##### SOURCE EXCERPT
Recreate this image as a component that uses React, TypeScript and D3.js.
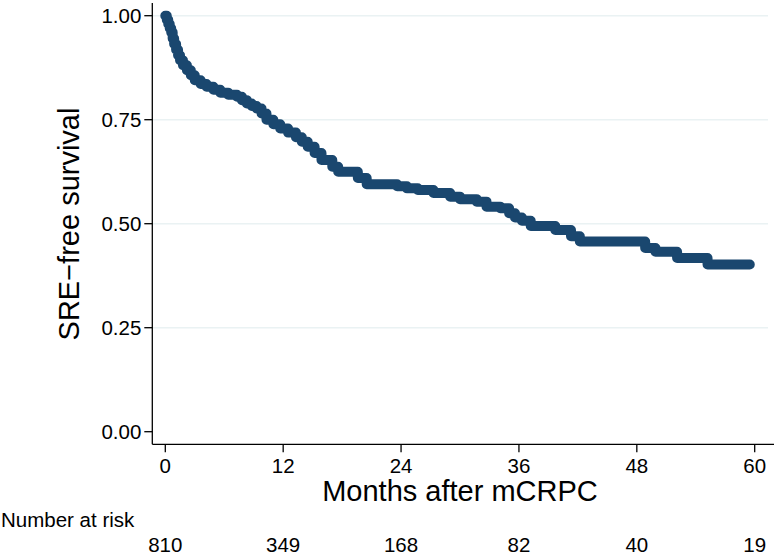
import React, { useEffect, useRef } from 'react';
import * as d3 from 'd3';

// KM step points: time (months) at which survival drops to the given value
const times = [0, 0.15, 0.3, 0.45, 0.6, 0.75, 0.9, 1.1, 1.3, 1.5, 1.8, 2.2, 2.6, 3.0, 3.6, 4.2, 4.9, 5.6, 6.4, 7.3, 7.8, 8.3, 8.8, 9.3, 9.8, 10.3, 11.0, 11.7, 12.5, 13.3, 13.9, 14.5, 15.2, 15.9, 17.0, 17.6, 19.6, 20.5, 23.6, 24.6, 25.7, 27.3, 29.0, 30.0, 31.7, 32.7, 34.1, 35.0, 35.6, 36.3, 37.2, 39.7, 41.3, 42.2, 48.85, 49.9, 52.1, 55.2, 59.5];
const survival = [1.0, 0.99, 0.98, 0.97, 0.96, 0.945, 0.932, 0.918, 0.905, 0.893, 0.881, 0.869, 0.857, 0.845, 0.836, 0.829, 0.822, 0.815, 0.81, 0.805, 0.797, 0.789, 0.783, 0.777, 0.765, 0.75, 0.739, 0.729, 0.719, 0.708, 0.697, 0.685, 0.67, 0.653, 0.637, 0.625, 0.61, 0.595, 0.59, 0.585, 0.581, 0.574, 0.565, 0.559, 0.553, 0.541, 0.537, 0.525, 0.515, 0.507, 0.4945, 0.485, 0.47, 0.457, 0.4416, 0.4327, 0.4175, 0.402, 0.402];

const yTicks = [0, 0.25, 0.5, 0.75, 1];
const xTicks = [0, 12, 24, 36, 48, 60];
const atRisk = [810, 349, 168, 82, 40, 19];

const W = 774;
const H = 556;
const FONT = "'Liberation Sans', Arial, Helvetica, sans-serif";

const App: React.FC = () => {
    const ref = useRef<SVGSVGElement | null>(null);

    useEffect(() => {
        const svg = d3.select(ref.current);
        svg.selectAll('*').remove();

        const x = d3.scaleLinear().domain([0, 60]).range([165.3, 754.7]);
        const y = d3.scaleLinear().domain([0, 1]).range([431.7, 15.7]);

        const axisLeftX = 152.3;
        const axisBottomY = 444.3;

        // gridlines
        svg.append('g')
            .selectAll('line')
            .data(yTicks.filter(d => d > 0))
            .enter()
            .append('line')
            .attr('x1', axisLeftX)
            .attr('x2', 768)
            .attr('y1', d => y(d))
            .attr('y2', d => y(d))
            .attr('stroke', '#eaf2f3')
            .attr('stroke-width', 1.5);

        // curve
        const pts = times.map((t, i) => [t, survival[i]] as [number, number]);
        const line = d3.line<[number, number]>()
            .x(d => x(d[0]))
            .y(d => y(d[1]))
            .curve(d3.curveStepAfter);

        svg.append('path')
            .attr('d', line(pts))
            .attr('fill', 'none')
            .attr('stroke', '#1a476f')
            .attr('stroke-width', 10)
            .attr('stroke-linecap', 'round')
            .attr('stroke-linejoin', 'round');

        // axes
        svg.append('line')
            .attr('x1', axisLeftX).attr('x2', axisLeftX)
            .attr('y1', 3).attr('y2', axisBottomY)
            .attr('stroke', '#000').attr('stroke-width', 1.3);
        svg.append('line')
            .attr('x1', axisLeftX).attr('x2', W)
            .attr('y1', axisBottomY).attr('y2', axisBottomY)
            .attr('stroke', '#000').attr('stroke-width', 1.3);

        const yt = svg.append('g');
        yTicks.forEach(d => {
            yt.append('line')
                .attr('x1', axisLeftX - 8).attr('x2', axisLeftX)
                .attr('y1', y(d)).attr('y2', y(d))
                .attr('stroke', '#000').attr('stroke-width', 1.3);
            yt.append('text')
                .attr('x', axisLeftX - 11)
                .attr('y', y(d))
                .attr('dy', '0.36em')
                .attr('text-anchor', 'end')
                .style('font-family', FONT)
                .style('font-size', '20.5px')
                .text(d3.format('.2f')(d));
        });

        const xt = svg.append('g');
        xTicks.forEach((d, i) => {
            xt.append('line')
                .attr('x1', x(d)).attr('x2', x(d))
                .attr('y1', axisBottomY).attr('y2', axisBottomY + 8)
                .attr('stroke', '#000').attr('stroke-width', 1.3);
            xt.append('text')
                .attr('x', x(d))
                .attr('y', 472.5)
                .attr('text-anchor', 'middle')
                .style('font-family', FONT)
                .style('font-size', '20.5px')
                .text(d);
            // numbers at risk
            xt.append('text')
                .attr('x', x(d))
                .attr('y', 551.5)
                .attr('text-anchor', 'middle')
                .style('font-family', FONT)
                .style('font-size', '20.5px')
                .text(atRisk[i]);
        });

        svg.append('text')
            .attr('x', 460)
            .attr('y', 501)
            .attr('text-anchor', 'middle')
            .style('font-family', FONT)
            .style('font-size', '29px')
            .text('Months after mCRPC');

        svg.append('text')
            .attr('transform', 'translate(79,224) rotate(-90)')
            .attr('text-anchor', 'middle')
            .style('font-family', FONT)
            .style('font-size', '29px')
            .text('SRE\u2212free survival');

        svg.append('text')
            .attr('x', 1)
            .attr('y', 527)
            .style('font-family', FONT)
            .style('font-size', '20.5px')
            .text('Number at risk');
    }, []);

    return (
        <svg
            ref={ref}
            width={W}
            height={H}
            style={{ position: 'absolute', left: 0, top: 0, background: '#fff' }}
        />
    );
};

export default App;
##########
> [OBJECTIVE]
Output exactly the span of lines from the top of the listing through the line holding "svg.selectAll('*').remove();", and leave every picture out.

> [RESPONSE TO THIS TASK]
Recreate this image as a component that uses React, TypeScript and D3.js.
import React, { useEffect, useRef } from 'react';
import * as d3 from 'd3';

// KM step points: time (months) at which survival drops to the given value
const times = [0, 0.15, 0.3, 0.45, 0.6, 0.75, 0.9, 1.1, 1.3, 1.5, 1.8, 2.2, 2.6, 3.0, 3.6, 4.2, 4.9, 5.6, 6.4, 7.3, 7.8, 8.3, 8.8, 9.3, 9.8, 10.3, 11.0, 11.7, 12.5, 13.3, 13.9, 14.5, 15.2, 15.9, 17.0, 17.6, 19.6, 20.5, 23.6, 24.6, 25.7, 27.3, 29.0, 30.0, 31.7, 32.7, 34.1, 35.0, 35.6, 36.3, 37.2, 39.7, 41.3, 42.2, 48.85, 49.9, 52.1, 55.2, 59.5];
const survival = [1.0, 0.99, 0.98, 0.97, 0.96, 0.945, 0.932, 0.918, 0.905, 0.893, 0.881, 0.869, 0.857, 0.845, 0.836, 0.829, 0.822, 0.815, 0.81, 0.805, 0.797, 0.789, 0.783, 0.777, 0.765, 0.75, 0.739, 0.729, 0.719, 0.708, 0.697, 0.685, 0.67, 0.653, 0.637, 0.625, 0.61, 0.595, 0.59, 0.585, 0.581, 0.574, 0.565, 0.559, 0.553, 0.541, 0.537, 0.525, 0.515, 0.507, 0.4945, 0.485, 0.47, 0.457, 0.4416, 0.4327, 0.4175, 0.402, 0.402];

const yTicks = [0, 0.25, 0.5, 0.75, 1];
const xTicks = [0, 12, 24, 36, 48, 60];
const atRisk = [810, 349, 168, 82, 40, 19];

const W = 774;
const H = 556;
const FONT = "'Liberation Sans', Arial, Helvetica, sans-serif";

const App: React.FC = () => {
    const ref = useRef<SVGSVGElement | null>(null);

    useEffect(() => {
        const svg = d3.select(ref.current);
        svg.selectAll('*').remove();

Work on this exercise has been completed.